The public notoriety of a multiple murderer doesn’t justify the release of her medical records, the Connecticut Supreme Court decided Monday.
In the majority opinion, five Connecticut Supreme Court justices found that the trial court should not hand over 200 pages of psychiatric, medical, and dental records related to Amy Archer Gilligan, a serial murderer whose story was widely-publicized and became the basis for the dark comedic film, Arsenic and Old Lace.
“We conclude that the trial court improperly affirmed the commission’s determination that Gilligan’s medical and dental records were not exempt,” Justice Dennis Eveleigh wrote in the majority decision.
The decision was largely based on the court’s interpretation of privilege between a psychiatrist and their patient.
“Our understanding of the broad veil of secrecy created by the psychiatrist-patient privilege also supports our conclusion that medical and dental records that are created by an inpatient mental health facility during the treatment of a patient are exempt,” Eveleigh wrote.
Gilligan was found guilty of poisoning her husband and a resident of a nursing home she operated and was believed to have poisoned more with arsenic. Gilligan was held in a state-run psychiatric hospital from 1924 until she died in 1962.
Ron Robillard, an East Hartford resident and author, filed a Freedom of Information complaint against the Department of Mental Health and Addiction Services, which denied him access to the records. Robillard claimed the state violated its public records disclosure law by denying his request for Gilligan’s records. The lower court agreed with Robillard, but DMHAS appealed the decision.

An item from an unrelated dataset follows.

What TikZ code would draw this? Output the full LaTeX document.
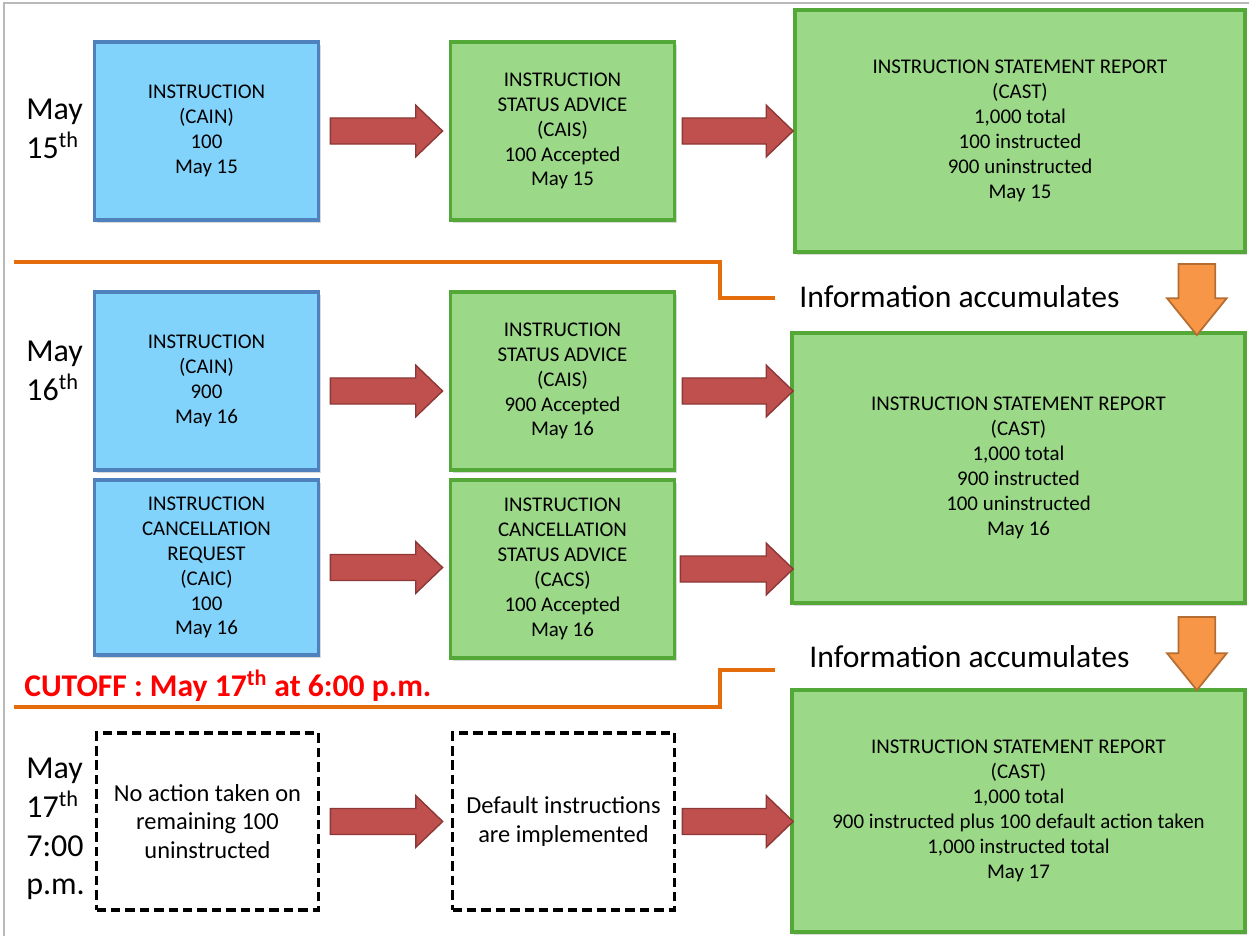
\documentclass[tikz,border=0pt]{standalone}
\usepackage{fontspec}
\setmainfont{Carlito}
\usetikzlibrary{calc,shadows}

\definecolor{boxblue}{RGB}{130,211,252}
\definecolor{boxblueline}{RGB}{79,129,189}
\definecolor{boxgreen}{RGB}{155,216,135}
\definecolor{boxgreenline}{RGB}{84,168,56}
\definecolor{arrowred}{RGB}{192,80,77}
\definecolor{arrowredline}{RGB}{140,56,54}
\definecolor{arroworange}{RGB}{247,150,70}
\definecolor{arroworangeline}{RGB}{182,109,49}
\definecolor{cutline}{RGB}{228,108,10}

\newcommand{\boxfont}{\fontsize{11.9pt}{14.2pt}\selectfont}
\newcommand{\dashfont}{\fontsize{13.9pt}{16pt}\selectfont}
\newcommand{\datefont}{\fontsize{18.2pt}{22pt}\selectfont}

% block arrow, left to right
\newcommand{\redarrow}[2]{%
  \filldraw[redarr] let \p1=(#1), \p2=(#2) in
    (\x1,\y1+7.4pt) -- (\x2-15.3pt,\y1+7.4pt) -- (\x2-15.3pt,\y1+14.7pt)
    -- (\x2,\y1) -- (\x2-15.3pt,\y1-14.7pt) -- (\x2-15.3pt,\y1-7.4pt)
    -- (\x1,\y1-7.4pt) -- cycle;}
% block arrow, top to bottom
\newcommand{\accarrow}[2]{%
  \filldraw[orangearr] let \p1=(#1), \p2=(#2) in
    (\x1-10.5pt,\y1) -- (\x1-10.5pt,\y2+21pt) -- (\x1-17pt,\y2+21pt)
    -- (\x1,\y2) -- (\x1+17pt,\y2+21pt) -- (\x1+10.5pt,\y2+21pt)
    -- (\x1+10.5pt,\y1) -- cycle;}

\begin{document}
\begin{tikzpicture}[x=0.02cm,y=-0.02cm,line join=miter]
	\tikzstyle{box}=[draw,line width=2.2pt,align=center,font=\boxfont,inner sep=2pt,
		minimum width=4.48cm,minimum height=3.56cm,
		drop shadow={opacity=0.3,shadow xshift=1.2pt,shadow yshift=-1.5pt}];
	\tikzstyle{bluebox}=[box,fill=boxblue,draw=boxblueline];
	\tikzstyle{greenbox}=[box,fill=boxgreen,draw=boxgreenline];
	\tikzstyle{dashbox}=[draw=black,line width=2.1pt,dash pattern=on 5.4pt off 2.8pt,
		align=center,font=\dashfont,minimum width=4.44cm,minimum height=3.54cm];
	\tikzstyle{datelbl}=[anchor=west,align=left,font=\datefont,inner sep=0pt];
	\tikzstyle{infolbl}=[anchor=west,font=\fontsize{18pt}{21pt}\selectfont,inner sep=0pt];
	\tikzstyle{redarr}=[fill=arrowred,draw=arrowredline,line width=0.8pt];
	\tikzstyle{orangearr}=[fill=arroworange,draw=arroworangeline,line width=1pt];
	\tikzstyle{cut}=[draw=cutline,line width=1.8pt];

	\useasboundingbox (0,0) rectangle (1249,936);
	\draw[gray!55,line width=1pt] (4,936) -- (4,3) -- (1249,3);

	% May 15th
	\node[datelbl] (dayA) at (26,129) {May\\15\textsuperscript{th}};
	\node[bluebox] (cainA) at (206.5,131) {INSTRUCTION\\(CAIN)\\100\\May 15};
	\node[greenbox] (caisA) at (562.5,131) {INSTRUCTION\\STATUS ADVICE\\(CAIS)\\100 Accepted\\May 15};
	\node[greenbox,minimum width=9cm,minimum height=4.84cm] (castA) at (1020,131)
		{INSTRUCTION STATEMENT REPORT\\(CAST)\\1,000 total\\100 instructed\\900 uninstructed\\May 15};

	\draw[cut] (14,262) -- (720,262) -- (720,298) -- (775,298);
	\node[infolbl] (infoA) at (799,297) {Information accumulates};

	% May 16th
	\node[datelbl] (dayB) at (26,371) {May\\16\textsuperscript{th}};
	\node[bluebox] (cainB) at (206.5,381) {INSTRUCTION\\(CAIN)\\900\\May 16};
	\node[greenbox] (caisB) at (562.5,381) {INSTRUCTION\\STATUS ADVICE\\(CAIS)\\900 Accepted\\May 16};
	\node[bluebox,minimum height=3.5cm] (caicB) at (206.5,567.5)
		{INSTRUCTION\\CANCELLATION\\REQUEST\\(CAIC)\\100\\May 16};
	\node[greenbox] (cacsB) at (562.5,569)
		{INSTRUCTION\\CANCELLATION\\STATUS ADVICE\\(CACS)\\100 Accepted\\May 16};
	\node[greenbox,minimum width=9.06cm,minimum height=5.4cm] (castB) at (1018.5,468)
		{INSTRUCTION STATEMENT REPORT\\(CAST)\\1,000 total\\900 instructed\\100 uninstructed\\May 16};

	\node[anchor=west,text=red,font=\fontsize{18pt}{20pt}\selectfont\bfseries,inner sep=0pt] (cutoff) at (24,686)
		{CUTOFF : May 17\textsuperscript{th} at 6:00 p.m.};
	\draw[cut] (14,707) -- (720,707) -- (720,670) -- (775,670);
	\node[infolbl] (infoB) at (809,657) {Information accumulates};

	% May 17th
	\node[datelbl] (dayC) at (26,829) {May\\17\textsuperscript{th}\\7:00\\p.m.};
	\node[dashbox] (noactC) at (207.5,821.5) {No action taken on\\remaining 100\\uninstructed};
	\node[dashbox] (defaultC) at (563.5,821.5) {Default instructions\\are implemented};
	\node[greenbox,minimum width=9.06cm,minimum height=4.84cm] (castC) at (1018.5,811)
		{INSTRUCTION STATEMENT REPORT\\(CAST)\\1,000 total\\900 instructed plus 100 default action taken\\1,000 instructed total\\May 17};

	% arrows
	\redarrow{$(cainA.east)+(10,0)$}{$(caisA.west)+(-6,0)$}
	\redarrow{$(caisA.east)+(6,0)$}{castA.west}
	\redarrow{$(cainB.east)+(10,10)$}{$(caisB.west)+(-6,0)$}
	\redarrow{$(caisB.east)+(6,10)$}{$(castB.west)+(3,0)$}
	\redarrow{$(caicB.east)+(10,0)$}{$(cacsB.west)+(-6,0)$}
	\redarrow{$(cacsB.east)+(4,0)$}{$(castB.west)+(3,0)$}
	\redarrow{$(noactC.east)+(10,0)$}{$(defaultC.west)+(-8,0)$}
	\redarrow{$(defaultC.east)+(6,0)$}{$(castC.west)+(3,0)$}
	\accarrow{$(castA.south east)+(-50,10)$}{$(castB.north east)+(-50,4)$}
	\accarrow{$(castB.south east)+(-50,12)$}{$(castC.north east)+(-50,2)$}
\end{tikzpicture}
\end{document}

Most of the justices sided with the Department of Mental Health and Addiction Services, but Justices Andrew McDonald and Richard Palmer dissented in part with how their colleagues interpreted Connecticut’s Freedom of Information law. McDonald wrote in his concurrence that there should be a presumption that all records are public and the burden to prove they aren’t falls to the state agency.
In this case, McDonald, who has seen the records, said it’s not clear that the dental and medical records are related to the psychiatric care of Gilligan. The department claimed psychiatric privilege in its appeal.
“In my view, the law is more nuanced than the department allows,” McDonald wrote. “It is possible, but unclear from the face of the documents, that the medical and dental records may relate to Gilligan’s psychiatric treatment.”
He said he would reverse in part the commission’s decision that all of the documents at issue must be released and turn the case back to the lower court for further consideration of the medical and dental records.
Oral arguments in the case were heard in January.
Valicia Dee Harmon, an attorney for the commission, argued that the public has a valid interest in Gilligan’s records because she was a public figure. She said the state should apply a federal policy calling for the disclosure of personal records after the death of a person and the passage of 50 years.
“For a public figure like Teddy Roosevelt or Amy Archer Gilligan, the passage of time really makes the status of that record a reflection of history,” Harmon said. “What we’re asking the court to recognize is the combination of her public figure status combined with the passage of 50 years. The fact of the matter is that these records are between 91 and 50 years old.”
Assistant Attorney General Jacqueline S. Hoell, who represented DMHAS, argued that disclosing Gilligan’s records would set a dangerous precedent that may discourage people from seeking psychiatric help at state-run facilities.
“The impact that this would have on a patient’s ability to be open and frank with their mental health providers is really important,” she said. “For example a woman may not want to disclose to her psychiatrist that she had an abortion in the past and that’s causing her depression or she may not want to give her psychiatrist access to past medical records . . . if she knows that these may become subject to the Freedom of Information Act.”
Hoell rejected the idea that Gilligan’s health care records should be treated differently based on public interest in her infamous crimes.
“Legitimate public concern — it’s not equivalent to curiosity and that’s essentially what we have in this case,” she said.